We also express concern about the local environmental impacts, including noise and air pollution. This could increase as a result of encouraging people to fly domestically through lower taxes. Domestic flights will also overfly more people per kilometre flown than international flights, we highlight.

Alternatives to lowering APD that could help address the Government’s concern about differential treatment for flights between the UK and Belfast compared with flights to Dublin, AEF suggests, could include:

  • Retaining the current rate for all domestic journeys but increasing it for international routes;
  • Retaining the current rate for all domestic journeys that cannot feasibly be made by rail (e.g. if the rail journey can be made in a given time limit) but increasing it for international routes;
  • Retaining the current rate for domestic journeys, but providing relief from other taxes such as future carbon charges for domestic air journeys powered by renewable energy.

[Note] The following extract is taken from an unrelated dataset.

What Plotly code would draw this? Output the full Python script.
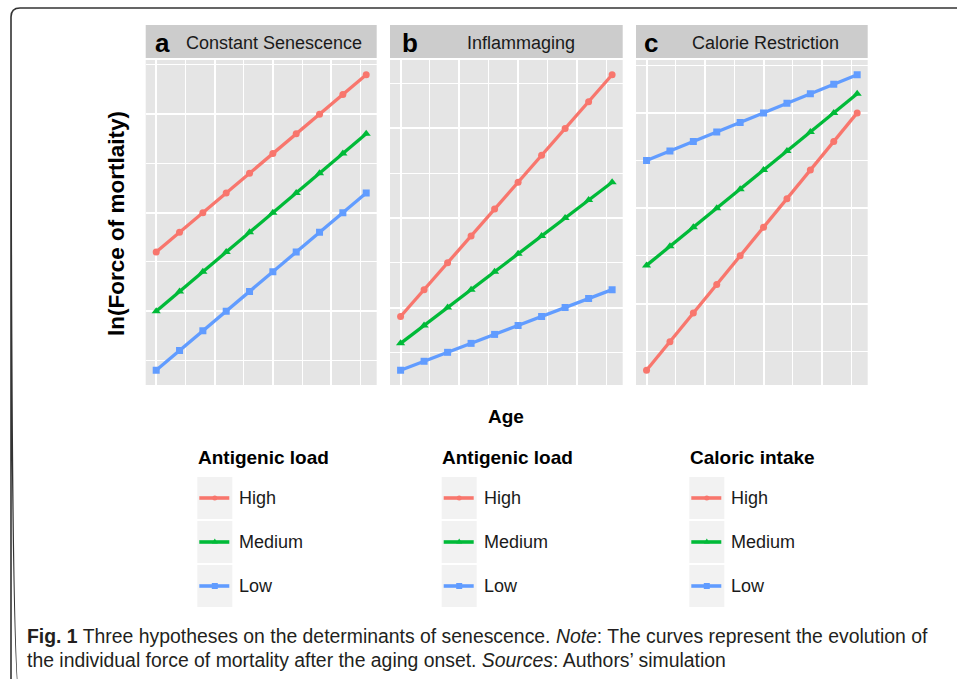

Since the primary purpose of APD is to help ensure that the industry contributes to public finances, the Government should consider options for carbon charging, in addition to APD, our response concludes. Such charges could include: a new charge to allow Government to invest in carbon removal technologies; a levy to close the gap between the level of carbon pricing anticipated outside Europe compared with those that will be covered by the UK or EU Emissions Trading Schemes; or new taxes that increase with the number of miles flown or flights taken. A reduced rate of any carbon charge could be levied on any flights using a zero-carbon form of energy.